What is asked: Below are the records; give again exactly the lines from the one containing "Recreate this image" through the one containing "import plotly.graph_objects as go", leaving out pictures.

[Figure scripts]
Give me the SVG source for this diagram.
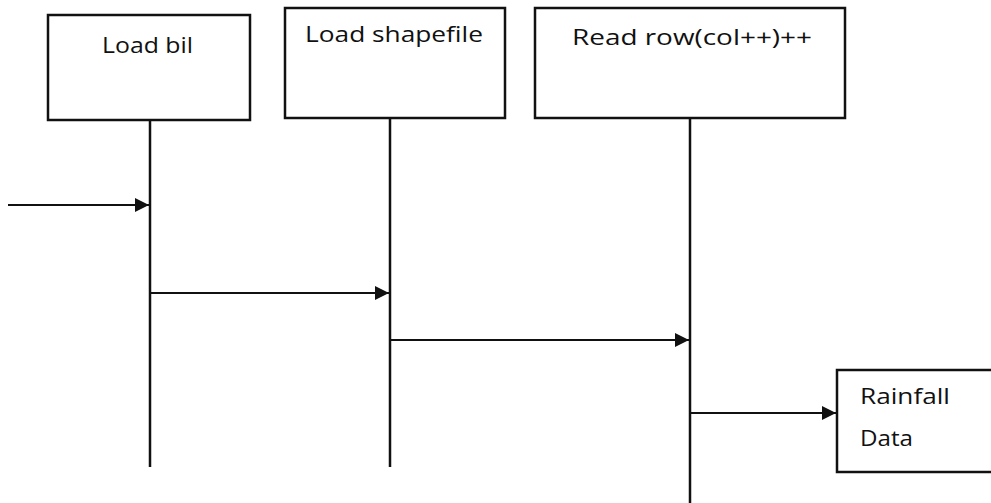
<svg xmlns="http://www.w3.org/2000/svg" width="991" height="503" viewBox="0 0 991 503">
  <style>
    .box { fill: #ffffff; stroke: #111111; stroke-width: 2.5; }
    .life { stroke: #111111; stroke-width: 2.5; fill: none; }
    .msg { stroke: #111111; stroke-width: 2; fill: none; marker-end: url(#arrow); }
    .label { font-family: "Open Sans", "Noto Sans", sans-serif; font-size: 22px; fill: #111111; }
  </style>
  <defs>
    <marker id="arrow" viewBox="0 0 10 10" refX="10" refY="5" markerWidth="14" markerHeight="14" markerUnits="userSpaceOnUse" orient="auto">
      <path d="M0,0 L10,5 L0,10 Z" fill="#111111"/>
    </marker>
  </defs>
  <rect width="991" height="503" fill="#ffffff"/>

  <g id="load-bil">
    <rect class="box" x="48" y="15" width="202" height="105"/>
    <text class="label" x="102" y="53" textLength="91" lengthAdjust="spacingAndGlyphs">Load bil</text>
  </g>
  <g id="load-shapefile">
    <rect class="box" x="285" y="8" width="220" height="110"/>
    <text class="label" x="305" y="42" textLength="178" lengthAdjust="spacingAndGlyphs">Load shapefile</text>
  </g>
  <g id="read-row">
    <rect class="box" x="535" y="8" width="310" height="110"/>
    <text class="label" x="572" y="45" textLength="240" lengthAdjust="spacingAndGlyphs">Read row(col++)++</text>
  </g>
  <g id="rainfall-data">
    <rect class="box" x="837" y="370" width="160" height="102"/>
    <text class="label" x="860" y="404" textLength="90" lengthAdjust="spacingAndGlyphs">Rainfall</text>
    <text class="label" x="860" y="446" textLength="53" lengthAdjust="spacingAndGlyphs">Data</text>
  </g>

  <g id="connectors">
    <line class="life" x1="150" y1="120" x2="150" y2="467"/>
    <line class="life" x1="390" y1="118" x2="390" y2="467"/>
    <line class="life" x1="690" y1="118" x2="690" y2="503"/>
    <line class="msg" x1="8" y1="205" x2="149" y2="205"/>
    <line class="msg" x1="150" y1="293" x2="389" y2="293"/>
    <line class="msg" x1="390" y1="340" x2="689" y2="340"/>
    <line class="msg" x1="690" y1="413" x2="836" y2="413"/>
  </g>
</svg>
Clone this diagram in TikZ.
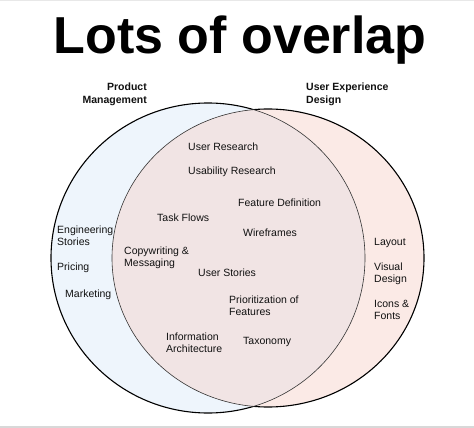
\documentclass[tikz,border=0pt]{standalone}
\usepackage{fontspec}
\setmainfont{Liberation Sans}
\definecolor{vennBlue}{HTML}{EEF5FC}
\definecolor{vennPink}{HTML}{FBEAE6}
\definecolor{vennBoth}{HTML}{F1E4E4}
\definecolor{vennInk}{HTML}{111111}
\definecolor{vennEdge}{HTML}{D8D8D8}
\begin{document}
\begin{tikzpicture}[x=1pt,y=-1pt,line cap=round,line join=round]
\path[use as bounding box,fill=white] (0,0) rectangle (474,428);
\path[fill=vennEdge!60] (0,0) rectangle (474,1);
\path[fill=vennEdge] (0,425.5) rectangle (474,428);
\tikzset{item/.style={anchor=base west,inner sep=0pt,align=left,text=vennInk,font=\fontsize{10.5}{12}\selectfont},
  head/.style={inner sep=0pt,text=vennInk,font=\bfseries\fontsize{10.5}{13}\selectfont},
  outer/.style={draw=black,line width=1.1pt},inner/.style={draw=black!80,line width=0.6pt}}
\def\pmset{(208,258) ellipse [x radius=157,y radius=155]}
\def\uxset{(268,258) ellipse [x radius=156,y radius=149]}
% fills
\path[fill=vennBlue] \pmset; \path[fill=vennPink] \uxset;
\begin{scope} \clip \pmset; \path[fill=vennBoth] \uxset; \end{scope}
% outlines: heavy outside, light inside the other set
\begin{scope}[even odd rule] \clip (-10,-10) rectangle (484,438) \uxset; \draw[outer] \pmset; \end{scope}
\begin{scope}[even odd rule] \clip (-10,-10) rectangle (484,438) \pmset; \draw[outer] \uxset; \end{scope}
\begin{scope} \clip \uxset; \draw[inner] \pmset; \end{scope}
\begin{scope} \clip \pmset; \draw[inner] \uxset; \end{scope}
\node[anchor=base,inner sep=0pt,font=\bfseries\fontsize{52}{52}\selectfont] (title) at (240,54) {Lots of overlap};
% multi-line nodes sit on the baseline of their last line
\node[head,anchor=base east,align=right] (pmhead) at (147,103) {Product\\Management};
\node[head,anchor=base west,align=left] (uxhead) at (306,103) {User Experience\\Design};
% product management only
\node[item] (engstories) at (57,245) {Engineering\\Stories};
\node[item] (pricing) at (57,270) {Pricing};
\node[item] (marketing) at (65,297) {Marketing};
% shared
\node[item] (userres) at (188,150) {User Research};
\node[item] (usabres) at (188,174) {Usability Research};
\node[item] (featdef) at (238,206) {Feature Definition};
\node[item] (taskflows) at (157,221) {Task Flows};
\node[item] (wireframes) at (243,236) {Wireframes};
\node[item] (copywriting) at (124,266) {Copywriting \&\\Messaging};
\node[item] (userstories) at (198,276) {User Stories};
\node[item] (prioritization) at (229,315) {Prioritization of\\Features};
\node[item] (infoarch) at (166,352) {Information\\Architecture};
\node[item] (taxonomy) at (243,344) {Taxonomy};
% design only
\node[item] (layout) at (374,245) {Layout};
\node[item] (visual) at (374,282) {Visual\\Design};
\node[item] (icons) at (374,319) {Icons \&\\Fonts};
\end{tikzpicture}
\end{document}
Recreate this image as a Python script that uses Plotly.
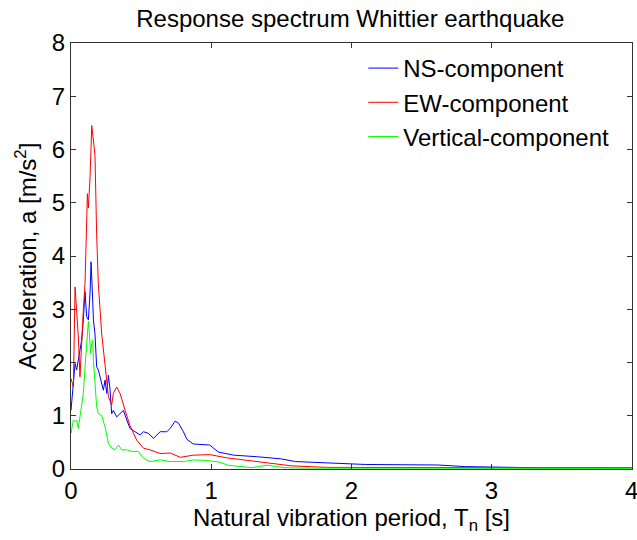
import plotly.graph_objects as go

# NS-component (blue)
ns_period = [0, 0.017, 0.029, 0.04, 0.052, 0.064, 0.076, 0.088, 0.1, 0.112, 0.124, 0.136,
             0.143, 0.152, 0.16, 0.171, 0.183, 0.195, 0.207, 0.231, 0.243, 0.255, 0.267,
             0.279, 0.29, 0.302, 0.326, 0.35, 0.374, 0.398, 0.421, 0.457, 0.493, 0.517,
             0.552, 0.588, 0.636, 0.683, 0.707, 0.743, 0.767, 0.802, 0.826, 0.872, 0.95,
             0.99, 1.05, 1.16, 1.33, 1.5, 1.6, 1.76, 2.1, 2.62, 2.81, 3.17, 3.36, 4.0]
ns_accel = [1.1, 1.73, 1.98, 1.86, 2.04, 2.17, 2.42, 2.8, 3.33, 2.86, 2.8, 3.3,
            3.89, 3.36, 2.8, 2.54, 1.92, 1.86, 1.73, 1.48, 1.67, 1.42, 1.76,
            1.48, 1.04, 1.1, 0.98, 1.04, 1.1, 0.92, 0.76, 0.7, 0.64, 0.7,
            0.67, 0.575, 0.7, 0.7, 0.76, 0.9, 0.86, 0.7, 0.56, 0.47, 0.46,
            0.45, 0.32, 0.26, 0.23, 0.19, 0.14, 0.12, 0.085, 0.075, 0.045, 0.03, 0.02, 0.02]

# EW-component (red)
ew_period = [0, 0.017, 0.029, 0.04, 0.052, 0.064, 0.076, 0.088, 0.1, 0.106, 0.112, 0.117,
             0.124, 0.136, 0.148, 0.16, 0.171, 0.183, 0.195, 0.219, 0.243, 0.267, 0.29,
             0.302, 0.326, 0.35, 0.386, 0.42, 0.469, 0.517, 0.564, 0.636, 0.707, 0.78,
             0.874, 0.99, 1.11, 1.26, 1.43, 1.57, 1.83, 2.45, 2.75, 3.3, 4.0]
ew_accel = [1.7, 1.54, 3.42, 3.04, 2.5, 1.73, 2.5, 2.98, 3.48, 4.3, 4.7, 5.17,
            4.9, 5.48, 6.45, 6.17, 5.9, 4.4, 3.48, 2.54, 1.92, 1.36, 1.2,
            1.42, 1.54, 1.42, 1.1, 0.82, 0.54, 0.39, 0.36, 0.29, 0.3, 0.22,
            0.26, 0.27, 0.21, 0.16, 0.1, 0.06, 0.03, 0.03, 0.02, 0.02, 0.02]

# Vertical-component (green)
vt_period = [0, 0.017, 0.029, 0.04, 0.052, 0.064, 0.076, 0.088, 0.1, 0.112, 0.124, 0.131,
             0.14, 0.148, 0.155, 0.16, 0.171, 0.183, 0.195, 0.219, 0.243, 0.267, 0.29,
             0.314, 0.338, 0.362, 0.398, 0.433, 0.48, 0.517, 0.564, 0.636, 0.707, 0.8,
             0.874, 0.969, 1.06, 1.12, 1.29, 1.4, 1.52, 1.71, 2.5, 4.0]
vt_accel = [0.67, 0.92, 0.89, 0.92, 0.76, 0.98, 1.17, 1.42, 1.92, 2.42, 2.78, 2.54,
            2.17, 2.36, 2.42, 2.04, 1.6, 1.17, 1.04, 1.0, 0.79, 0.48, 0.39,
            0.36, 0.45, 0.36, 0.36, 0.33, 0.33, 0.2, 0.14, 0.17, 0.14, 0.14,
            0.17, 0.16, 0.13, 0.07, 0.025, 0.07, 0.025, 0.015, 0.015, 0.01]

x_ticks = [0, 1, 2, 3, 4]
y_ticks = [0, 1, 2, 3, 4, 5, 6, 7, 8]

FONT = "Liberation Sans, Arial, Helvetica, sans-serif"

fig = go.Figure()
fig.add_trace(go.Scatter(x=ns_period, y=ns_accel, mode="lines", name="NS-component",
                         line=dict(color="#0000ff", width=1)))
fig.add_trace(go.Scatter(x=ew_period, y=ew_accel, mode="lines", name="EW-component",
                         line=dict(color="#ff0000", width=1)))
fig.add_trace(go.Scatter(x=vt_period, y=vt_accel, mode="lines", name="Vertical-component",
                         line=dict(color="#00ff00", width=1)))

axis_common = dict(
    showgrid=False, zeroline=False, showline=True, linecolor="#333333", linewidth=1,
    mirror="ticks", ticks="inside", ticklen=5, tickcolor="#333333",
    ticklabeloverflow="allow", automargin=False,
    tickfont=dict(family=FONT, size=24, color="black"),
)

fig.update_layout(
    width=637, height=540,
    margin=dict(l=71, r=5, t=43, b=71, autoexpand=False),
    paper_bgcolor="white", plot_bgcolor="white",
    font=dict(family=FONT, size=24, color="black"),
    title=dict(text="Response spectrum Whittier earthquake", x=0.55, xanchor="center",
               y=1 - 19 / 540, yanchor="middle",
               font=dict(family=FONT, size=24, color="black")),
    xaxis=dict(range=[0, 4.002], tickvals=x_ticks, ticktext=[str(v) for v in x_ticks],
               title=dict(text="Natural vibration period, T<sub>n</sub> [s]", standoff=6,
                          font=dict(family=FONT, size=24)),
               **axis_common),
    yaxis=dict(range=[0, 8], tickvals=y_ticks, ticktext=[str(v) for v in y_ticks],
               title=dict(text="Acceleration, a [m/s<sup>2</sup>]", standoff=8,
                          font=dict(family=FONT, size=24)),
               **axis_common),
    legend=dict(x=0.521, y=0.993, xanchor="left", yanchor="top",
                bgcolor="rgba(255,255,255,0)", borderwidth=0,
                font=dict(family=FONT, size=24, color="black"),
                tracegroupgap=0),
    showlegend=True,
)

fig.write_html("out.html")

Output for this task:
Recreate this image as a Python script that uses Plotly.
import plotly.graph_objects as go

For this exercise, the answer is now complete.